1898 painting by Anna Elizabeth Klumpke

Rosa Bonheur is an 1898 painting by Anna Elizabeth Klumpke. The portrait of the French artist Rosa Bonheur has been in the collection of the Metropolitan Museum of Art since 1922.

==Early history and creation==
Bonheur was an artist whom Klumpke "had long admired." The two artists had been corresponding for some time prior to 1898. Klumpke was persuaded by a conversation with members of the Douglas Miller family to ask to paint Bonheur. On September 14, 1897, Klumpke wrote to Bonheur, asking if she might paint her portrait.
 On March 31, 1898, Bonheur responded, "I am at your disposal, dear mademoiselle, for the portrait."

Kumpke started work on the oil on canvas portrait in June 1898. Klumpke wrote that she "was delighted that Rosa Bonheur had offered of her own accord to pose in women's clothes." Bonheur would not pose for Klumpke every day, saying that she "can't stand long sittings." During the times she posed for Klumpke, the two artists talked about art and literature, told stories, and discussed religion and morality.

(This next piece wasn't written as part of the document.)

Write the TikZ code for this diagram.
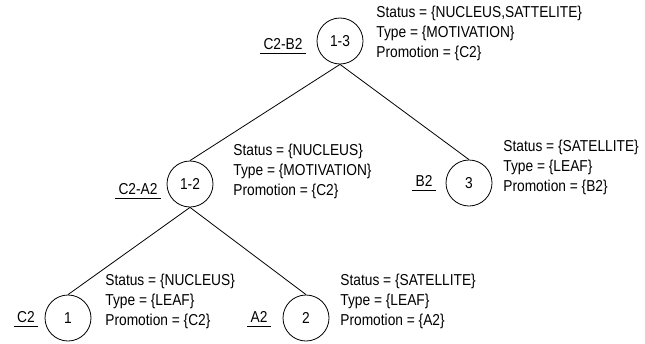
\documentclass[tikz,border=0pt]{standalone}
\usepackage{fontspec}
\setmainfont{Liberation Sans}[FakeStretch=0.87]
\usetikzlibrary{positioning}

\begin{document}
\begin{tikzpicture}[x=1pt,y=-1pt,line width=0.8pt,
  every node/.style={font=\fontsize{15.8}{20}\selectfont},
  span/.style={circle,draw,minimum size=46pt,inner sep=0pt},
  attr/.style={anchor=west,align=left,inner sep=0pt},
  lab/.style={anchor=south,inner xsep=3pt,inner ysep=3pt}]
\useasboundingbox (0,0) rectangle (645,343);
% tree nodes (pixel grid of the reference, y downwards)
\node[span] (n13) at (340,41) {1-3};
\node[span] (n12) at (190,184) {1-2};
\node[span] (n3) at (469,183) {3};
\node[span] (n1) at (68,318) {1};
\node[span] (n2) at (306,318) {2};
\draw (n13.south) -- (n12.north);
\draw (n13.south) -- (n3.north);
\draw (n12.south) -- (n1.north);
\draw (n12.south) -- (n2.north);
% attribute blocks
\node[attr] (t13) at (376,33) {Status = \{NUCLEUS,SATTELITE\}\\Type = \{MOTIVATION\}\\Promotion = \{C2\}};
\node[attr] (t12) at (233,171) {Status = \{NUCLEUS\}\\Type = \{MOTIVATION\}\\Promotion = \{C2\}};
\node[attr] (t3) at (503,167) {Status = \{SATELLITE\}\\Type = \{LEAF\}\\Promotion = \{B2\}};
\node[attr] (t1) at (105,301) {Status = \{NUCLEUS\}\\Type = \{LEAF\}\\Promotion = \{C2\}};
\node[attr] (t2) at (340,301) {Status = \{SATELLITE\}\\Type = \{LEAF\}\\Promotion = \{A2\}};
% underlined relation labels
\node[lab] (l13) at (283,53) {C2-B2};
\node[lab] (l12) at (138,198) {C2-A2};
\node[lab] (l3) at (424,190) {B2};
\node[lab] (l1) at (26,326) {C2};
\node[lab] (l2) at (259,326) {A2};
\foreach \l in {l13,l12,l3,l1,l2}
  \draw (\l.south west) -- (\l.south east);
\end{tikzpicture}
\end{document}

Klumpke's work on the painting was also dictated by Bonheur, who wanted the younger artist to follow her suggestions about sketching and artwork. Maria Tamboukou writes that the interplay of conversation and sittings for the creation of the painting show Bonheur to be "a woman in love" with Klumpke.

==Description and interpretation==
The work depicts French painter Rosa Bonheur. Klumpke was also a biographer for Bonheur's life and work. Bonheur is depicted sitting at her easel and wearing her medal of the Legion of Honor. Bonheur is wearing a long frogged coat and a stiff white collar. In her hand is a drawing and on the easel is the beginning of a painting of three horses. The expression of Bonheur's face "hovers between the pensive and the provocative," according to Britta C. Dwyer.

Klumpke remained with Bonheur in France as her companion. On Bonheur's death in 1899, the year after the portrait was completed, Klumpke inherited Bonheur's home and studio at the Château de By near Fontainebleau. The painting was owned by Klumpke and her sister and agent, Dorothea Roberts, until 1922. In that year, Klumpke gifted the work to the Met.